— What is expected —
Stop after the line containing "Y_BACK = 281": print each line exactly from the first line of the listing up to that point.
*****
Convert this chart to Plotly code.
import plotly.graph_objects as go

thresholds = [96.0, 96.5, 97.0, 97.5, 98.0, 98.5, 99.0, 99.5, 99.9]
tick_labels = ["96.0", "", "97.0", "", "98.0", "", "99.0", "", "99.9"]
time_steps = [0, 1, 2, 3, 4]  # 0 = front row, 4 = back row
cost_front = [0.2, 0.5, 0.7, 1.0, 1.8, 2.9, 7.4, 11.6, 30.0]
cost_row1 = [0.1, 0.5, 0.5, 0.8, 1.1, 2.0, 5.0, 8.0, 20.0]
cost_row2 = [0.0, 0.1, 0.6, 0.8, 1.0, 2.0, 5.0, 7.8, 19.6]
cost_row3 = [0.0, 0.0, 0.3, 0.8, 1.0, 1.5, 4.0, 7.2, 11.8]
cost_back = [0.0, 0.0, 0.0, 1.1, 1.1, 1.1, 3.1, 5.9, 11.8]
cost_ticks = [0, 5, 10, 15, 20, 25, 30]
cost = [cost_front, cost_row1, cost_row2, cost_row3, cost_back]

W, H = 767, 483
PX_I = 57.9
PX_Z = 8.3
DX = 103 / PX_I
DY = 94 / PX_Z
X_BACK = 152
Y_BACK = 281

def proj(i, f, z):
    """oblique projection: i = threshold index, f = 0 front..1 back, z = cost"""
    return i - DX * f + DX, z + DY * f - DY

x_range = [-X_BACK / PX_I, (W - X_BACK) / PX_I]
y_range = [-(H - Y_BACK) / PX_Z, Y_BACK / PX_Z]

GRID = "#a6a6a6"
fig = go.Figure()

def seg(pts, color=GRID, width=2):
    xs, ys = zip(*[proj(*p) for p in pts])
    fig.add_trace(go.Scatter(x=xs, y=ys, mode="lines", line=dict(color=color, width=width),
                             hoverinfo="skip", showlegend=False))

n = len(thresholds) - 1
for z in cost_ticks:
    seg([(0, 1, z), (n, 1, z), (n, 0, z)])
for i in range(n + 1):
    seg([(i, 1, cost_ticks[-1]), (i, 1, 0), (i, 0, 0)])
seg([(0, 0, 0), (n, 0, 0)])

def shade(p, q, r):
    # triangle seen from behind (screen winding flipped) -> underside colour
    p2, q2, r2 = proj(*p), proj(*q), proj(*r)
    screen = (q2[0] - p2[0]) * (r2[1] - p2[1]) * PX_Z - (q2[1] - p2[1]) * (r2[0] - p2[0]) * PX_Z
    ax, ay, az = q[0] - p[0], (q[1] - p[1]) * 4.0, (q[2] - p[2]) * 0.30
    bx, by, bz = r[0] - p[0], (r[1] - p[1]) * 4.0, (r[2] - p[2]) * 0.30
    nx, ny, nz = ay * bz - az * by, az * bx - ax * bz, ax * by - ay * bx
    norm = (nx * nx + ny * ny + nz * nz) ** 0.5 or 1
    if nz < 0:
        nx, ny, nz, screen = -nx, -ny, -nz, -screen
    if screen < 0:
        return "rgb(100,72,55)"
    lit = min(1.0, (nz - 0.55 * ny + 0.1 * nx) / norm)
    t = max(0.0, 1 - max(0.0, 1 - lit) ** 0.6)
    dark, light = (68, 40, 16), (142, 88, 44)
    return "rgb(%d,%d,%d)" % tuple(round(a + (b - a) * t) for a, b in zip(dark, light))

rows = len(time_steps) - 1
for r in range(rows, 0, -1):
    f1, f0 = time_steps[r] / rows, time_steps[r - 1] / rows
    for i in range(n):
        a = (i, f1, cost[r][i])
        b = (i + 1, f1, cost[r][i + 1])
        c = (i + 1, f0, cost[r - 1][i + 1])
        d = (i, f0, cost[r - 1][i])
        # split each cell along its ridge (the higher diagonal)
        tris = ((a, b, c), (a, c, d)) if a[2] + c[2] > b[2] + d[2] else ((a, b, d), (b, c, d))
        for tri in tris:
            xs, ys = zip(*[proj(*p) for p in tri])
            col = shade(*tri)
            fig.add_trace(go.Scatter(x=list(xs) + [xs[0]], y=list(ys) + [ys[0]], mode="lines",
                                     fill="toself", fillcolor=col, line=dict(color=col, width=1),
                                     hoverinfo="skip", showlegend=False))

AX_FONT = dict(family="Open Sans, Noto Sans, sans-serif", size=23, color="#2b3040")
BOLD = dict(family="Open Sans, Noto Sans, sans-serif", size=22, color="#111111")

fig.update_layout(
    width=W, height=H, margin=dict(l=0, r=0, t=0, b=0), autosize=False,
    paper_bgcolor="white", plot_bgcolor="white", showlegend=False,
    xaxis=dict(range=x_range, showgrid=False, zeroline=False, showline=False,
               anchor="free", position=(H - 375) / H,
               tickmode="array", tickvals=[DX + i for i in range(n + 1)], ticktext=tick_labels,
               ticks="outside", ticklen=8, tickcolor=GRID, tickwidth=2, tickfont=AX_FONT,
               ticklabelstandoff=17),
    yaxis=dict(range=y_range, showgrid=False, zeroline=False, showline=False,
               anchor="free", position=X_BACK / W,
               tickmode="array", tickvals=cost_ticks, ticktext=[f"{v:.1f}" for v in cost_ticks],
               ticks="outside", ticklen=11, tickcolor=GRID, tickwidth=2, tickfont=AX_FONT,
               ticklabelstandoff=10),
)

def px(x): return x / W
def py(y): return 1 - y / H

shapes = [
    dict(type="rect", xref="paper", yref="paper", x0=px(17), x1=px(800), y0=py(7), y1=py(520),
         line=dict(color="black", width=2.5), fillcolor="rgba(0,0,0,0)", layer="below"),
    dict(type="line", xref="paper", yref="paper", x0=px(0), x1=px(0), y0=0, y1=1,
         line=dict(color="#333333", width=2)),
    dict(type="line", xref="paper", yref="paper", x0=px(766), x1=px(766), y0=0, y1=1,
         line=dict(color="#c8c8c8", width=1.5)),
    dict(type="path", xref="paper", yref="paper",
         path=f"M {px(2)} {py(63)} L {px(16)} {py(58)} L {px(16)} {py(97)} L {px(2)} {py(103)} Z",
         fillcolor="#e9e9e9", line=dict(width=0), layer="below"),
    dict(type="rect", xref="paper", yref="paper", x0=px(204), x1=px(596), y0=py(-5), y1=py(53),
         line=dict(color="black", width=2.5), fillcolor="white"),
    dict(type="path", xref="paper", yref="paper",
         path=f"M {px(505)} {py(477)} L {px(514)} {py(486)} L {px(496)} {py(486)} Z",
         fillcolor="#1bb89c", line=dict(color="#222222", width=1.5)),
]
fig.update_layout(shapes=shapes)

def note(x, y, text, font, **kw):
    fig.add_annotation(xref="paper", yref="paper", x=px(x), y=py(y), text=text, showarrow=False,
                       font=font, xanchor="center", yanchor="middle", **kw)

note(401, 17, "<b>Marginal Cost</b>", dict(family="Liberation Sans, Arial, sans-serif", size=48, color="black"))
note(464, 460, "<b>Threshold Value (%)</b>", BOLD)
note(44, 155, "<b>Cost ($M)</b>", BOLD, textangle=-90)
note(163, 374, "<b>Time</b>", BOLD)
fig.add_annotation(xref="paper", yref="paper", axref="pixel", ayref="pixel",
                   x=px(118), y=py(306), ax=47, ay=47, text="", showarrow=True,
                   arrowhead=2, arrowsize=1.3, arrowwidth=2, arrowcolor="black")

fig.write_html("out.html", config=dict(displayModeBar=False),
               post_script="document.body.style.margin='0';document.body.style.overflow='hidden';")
*****
— Result of this exercise —
Convert this chart to Plotly code.
import plotly.graph_objects as go

thresholds = [96.0, 96.5, 97.0, 97.5, 98.0, 98.5, 99.0, 99.5, 99.9]
tick_labels = ["96.0", "", "97.0", "", "98.0", "", "99.0", "", "99.9"]
time_steps = [0, 1, 2, 3, 4]  # 0 = front row, 4 = back row
cost_front = [0.2, 0.5, 0.7, 1.0, 1.8, 2.9, 7.4, 11.6, 30.0]
cost_row1 = [0.1, 0.5, 0.5, 0.8, 1.1, 2.0, 5.0, 8.0, 20.0]
cost_row2 = [0.0, 0.1, 0.6, 0.8, 1.0, 2.0, 5.0, 7.8, 19.6]
cost_row3 = [0.0, 0.0, 0.3, 0.8, 1.0, 1.5, 4.0, 7.2, 11.8]
cost_back = [0.0, 0.0, 0.0, 1.1, 1.1, 1.1, 3.1, 5.9, 11.8]
cost_ticks = [0, 5, 10, 15, 20, 25, 30]
cost = [cost_front, cost_row1, cost_row2, cost_row3, cost_back]

W, H = 767, 483
PX_I = 57.9
PX_Z = 8.3
DX = 103 / PX_I
DY = 94 / PX_Z
X_BACK = 152
Y_BACK = 281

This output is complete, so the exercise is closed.